## START
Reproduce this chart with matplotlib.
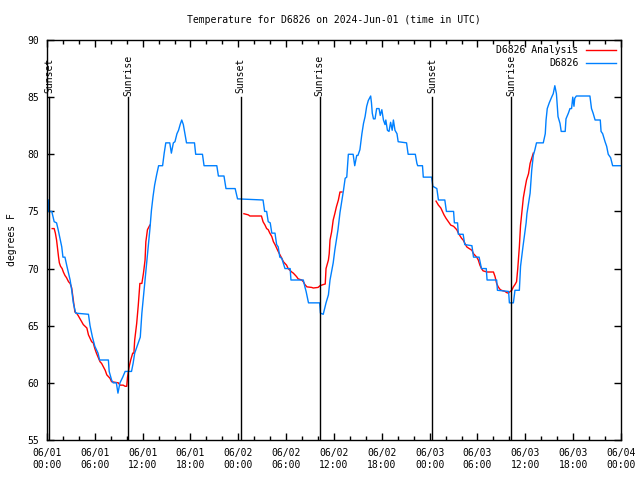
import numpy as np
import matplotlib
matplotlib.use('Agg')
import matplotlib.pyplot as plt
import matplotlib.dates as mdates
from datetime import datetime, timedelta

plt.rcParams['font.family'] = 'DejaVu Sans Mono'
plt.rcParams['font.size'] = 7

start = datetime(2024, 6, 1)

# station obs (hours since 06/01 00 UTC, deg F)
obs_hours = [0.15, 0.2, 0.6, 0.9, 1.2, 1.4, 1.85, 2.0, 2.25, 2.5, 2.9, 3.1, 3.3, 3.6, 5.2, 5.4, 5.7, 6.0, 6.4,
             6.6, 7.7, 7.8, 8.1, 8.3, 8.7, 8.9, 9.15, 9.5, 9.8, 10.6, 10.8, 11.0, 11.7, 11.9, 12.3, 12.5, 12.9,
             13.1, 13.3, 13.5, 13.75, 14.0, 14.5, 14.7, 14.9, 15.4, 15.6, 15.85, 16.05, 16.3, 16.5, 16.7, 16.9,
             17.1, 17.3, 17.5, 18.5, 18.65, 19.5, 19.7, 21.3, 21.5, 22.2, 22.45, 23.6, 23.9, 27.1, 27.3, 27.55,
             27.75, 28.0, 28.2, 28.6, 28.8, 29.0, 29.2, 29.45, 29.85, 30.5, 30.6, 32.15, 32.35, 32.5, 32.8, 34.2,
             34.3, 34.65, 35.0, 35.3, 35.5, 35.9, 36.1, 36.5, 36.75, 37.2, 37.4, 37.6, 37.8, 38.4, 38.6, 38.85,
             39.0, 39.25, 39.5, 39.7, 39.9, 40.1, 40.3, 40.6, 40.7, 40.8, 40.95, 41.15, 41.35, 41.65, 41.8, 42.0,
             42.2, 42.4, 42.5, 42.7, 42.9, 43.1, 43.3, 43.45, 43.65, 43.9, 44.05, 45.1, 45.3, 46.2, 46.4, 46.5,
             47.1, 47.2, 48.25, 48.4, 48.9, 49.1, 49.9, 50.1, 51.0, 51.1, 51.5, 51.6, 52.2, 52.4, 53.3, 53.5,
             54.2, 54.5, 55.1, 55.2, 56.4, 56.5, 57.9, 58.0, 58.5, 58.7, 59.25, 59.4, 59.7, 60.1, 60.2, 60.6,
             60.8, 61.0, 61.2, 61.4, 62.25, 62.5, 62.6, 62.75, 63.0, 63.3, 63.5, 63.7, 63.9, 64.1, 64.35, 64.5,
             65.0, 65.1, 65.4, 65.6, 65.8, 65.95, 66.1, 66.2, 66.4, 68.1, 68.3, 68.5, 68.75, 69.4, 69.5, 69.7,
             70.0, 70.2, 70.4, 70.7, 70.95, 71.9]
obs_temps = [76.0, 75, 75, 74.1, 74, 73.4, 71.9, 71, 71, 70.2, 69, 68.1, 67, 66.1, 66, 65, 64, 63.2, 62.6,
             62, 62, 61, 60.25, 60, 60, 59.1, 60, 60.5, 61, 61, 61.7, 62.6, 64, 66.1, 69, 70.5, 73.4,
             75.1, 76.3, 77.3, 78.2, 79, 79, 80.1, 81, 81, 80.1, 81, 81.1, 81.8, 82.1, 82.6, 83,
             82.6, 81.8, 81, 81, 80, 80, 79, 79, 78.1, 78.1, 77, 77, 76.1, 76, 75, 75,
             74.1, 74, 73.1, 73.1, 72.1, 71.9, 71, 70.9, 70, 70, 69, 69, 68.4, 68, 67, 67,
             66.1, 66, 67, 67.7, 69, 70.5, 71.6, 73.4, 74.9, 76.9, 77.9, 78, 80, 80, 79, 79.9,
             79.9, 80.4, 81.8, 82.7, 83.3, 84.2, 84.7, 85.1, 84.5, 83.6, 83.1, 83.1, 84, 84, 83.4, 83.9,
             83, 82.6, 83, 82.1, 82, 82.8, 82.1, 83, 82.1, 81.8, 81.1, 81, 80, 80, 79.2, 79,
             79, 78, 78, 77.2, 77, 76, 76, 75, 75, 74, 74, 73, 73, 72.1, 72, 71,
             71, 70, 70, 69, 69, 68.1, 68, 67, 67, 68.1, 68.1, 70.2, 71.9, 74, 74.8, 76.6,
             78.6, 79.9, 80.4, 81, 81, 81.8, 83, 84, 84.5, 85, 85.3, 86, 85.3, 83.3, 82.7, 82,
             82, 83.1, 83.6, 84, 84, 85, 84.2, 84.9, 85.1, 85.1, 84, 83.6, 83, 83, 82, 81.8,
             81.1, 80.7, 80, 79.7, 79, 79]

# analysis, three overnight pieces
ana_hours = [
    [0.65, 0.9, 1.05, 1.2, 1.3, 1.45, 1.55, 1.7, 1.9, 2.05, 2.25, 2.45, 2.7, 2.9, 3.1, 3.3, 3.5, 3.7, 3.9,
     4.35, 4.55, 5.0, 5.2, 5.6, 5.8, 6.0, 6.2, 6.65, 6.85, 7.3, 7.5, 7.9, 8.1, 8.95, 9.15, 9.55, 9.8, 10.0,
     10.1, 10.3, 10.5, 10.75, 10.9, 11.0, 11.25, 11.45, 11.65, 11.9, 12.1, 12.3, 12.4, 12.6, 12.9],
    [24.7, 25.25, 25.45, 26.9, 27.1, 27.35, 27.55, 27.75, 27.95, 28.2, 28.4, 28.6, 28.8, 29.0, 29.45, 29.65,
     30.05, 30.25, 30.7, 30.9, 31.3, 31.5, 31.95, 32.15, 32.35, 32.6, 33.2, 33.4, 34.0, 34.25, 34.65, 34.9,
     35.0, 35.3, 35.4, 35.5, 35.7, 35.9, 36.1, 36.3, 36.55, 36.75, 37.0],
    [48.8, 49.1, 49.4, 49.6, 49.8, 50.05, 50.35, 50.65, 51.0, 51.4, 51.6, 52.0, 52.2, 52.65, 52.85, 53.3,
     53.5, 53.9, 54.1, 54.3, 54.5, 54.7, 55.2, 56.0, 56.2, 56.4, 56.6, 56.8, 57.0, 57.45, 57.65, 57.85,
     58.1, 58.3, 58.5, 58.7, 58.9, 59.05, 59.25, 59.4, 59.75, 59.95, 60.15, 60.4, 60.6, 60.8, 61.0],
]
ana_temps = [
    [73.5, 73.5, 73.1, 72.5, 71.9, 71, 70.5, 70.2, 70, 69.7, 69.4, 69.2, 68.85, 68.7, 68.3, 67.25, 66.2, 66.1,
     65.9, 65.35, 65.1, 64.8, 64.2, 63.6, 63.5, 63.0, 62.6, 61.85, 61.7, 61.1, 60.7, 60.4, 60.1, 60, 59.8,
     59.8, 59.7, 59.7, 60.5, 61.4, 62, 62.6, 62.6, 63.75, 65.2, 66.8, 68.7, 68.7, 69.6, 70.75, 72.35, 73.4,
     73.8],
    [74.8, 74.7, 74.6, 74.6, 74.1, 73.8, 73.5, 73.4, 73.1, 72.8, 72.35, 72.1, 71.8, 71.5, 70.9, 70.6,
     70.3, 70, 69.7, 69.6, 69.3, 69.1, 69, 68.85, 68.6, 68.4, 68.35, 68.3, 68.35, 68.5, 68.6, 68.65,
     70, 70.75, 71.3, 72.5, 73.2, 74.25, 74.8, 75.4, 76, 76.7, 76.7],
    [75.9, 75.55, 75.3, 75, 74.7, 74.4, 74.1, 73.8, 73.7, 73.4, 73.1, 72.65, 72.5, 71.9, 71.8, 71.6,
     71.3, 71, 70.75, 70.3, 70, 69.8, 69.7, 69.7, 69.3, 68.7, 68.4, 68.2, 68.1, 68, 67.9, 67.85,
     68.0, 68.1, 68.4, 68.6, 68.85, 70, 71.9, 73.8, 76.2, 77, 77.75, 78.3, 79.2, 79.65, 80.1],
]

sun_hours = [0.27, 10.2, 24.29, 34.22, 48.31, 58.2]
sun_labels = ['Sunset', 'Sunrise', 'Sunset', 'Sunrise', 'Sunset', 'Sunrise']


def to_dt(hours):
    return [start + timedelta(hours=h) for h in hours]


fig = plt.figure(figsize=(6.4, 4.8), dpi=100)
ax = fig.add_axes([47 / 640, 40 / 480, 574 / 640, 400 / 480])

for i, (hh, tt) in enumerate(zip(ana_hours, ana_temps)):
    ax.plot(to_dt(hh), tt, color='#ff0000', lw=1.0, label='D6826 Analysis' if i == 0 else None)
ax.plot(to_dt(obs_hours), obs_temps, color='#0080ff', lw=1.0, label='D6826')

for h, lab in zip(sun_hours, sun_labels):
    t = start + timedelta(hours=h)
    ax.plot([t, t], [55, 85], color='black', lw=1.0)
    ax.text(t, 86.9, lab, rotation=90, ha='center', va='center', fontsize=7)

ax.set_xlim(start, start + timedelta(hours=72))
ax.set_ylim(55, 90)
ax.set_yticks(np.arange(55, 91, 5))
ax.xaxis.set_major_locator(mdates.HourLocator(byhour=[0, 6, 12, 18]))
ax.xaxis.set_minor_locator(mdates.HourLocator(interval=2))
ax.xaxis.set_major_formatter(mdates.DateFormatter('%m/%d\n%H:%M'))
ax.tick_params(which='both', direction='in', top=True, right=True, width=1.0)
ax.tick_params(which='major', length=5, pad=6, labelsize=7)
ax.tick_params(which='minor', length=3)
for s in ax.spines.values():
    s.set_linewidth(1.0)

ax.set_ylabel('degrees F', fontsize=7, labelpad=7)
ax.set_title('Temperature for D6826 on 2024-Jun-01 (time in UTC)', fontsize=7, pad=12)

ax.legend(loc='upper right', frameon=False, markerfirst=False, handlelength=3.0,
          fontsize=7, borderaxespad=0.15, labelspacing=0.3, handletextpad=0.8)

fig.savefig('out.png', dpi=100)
## END
-- YOUR GOAL --
Among the lines of the data above, determine how many contain the word "matplotlib". Report the number alone.

-- EXERCISE ANSWER --
5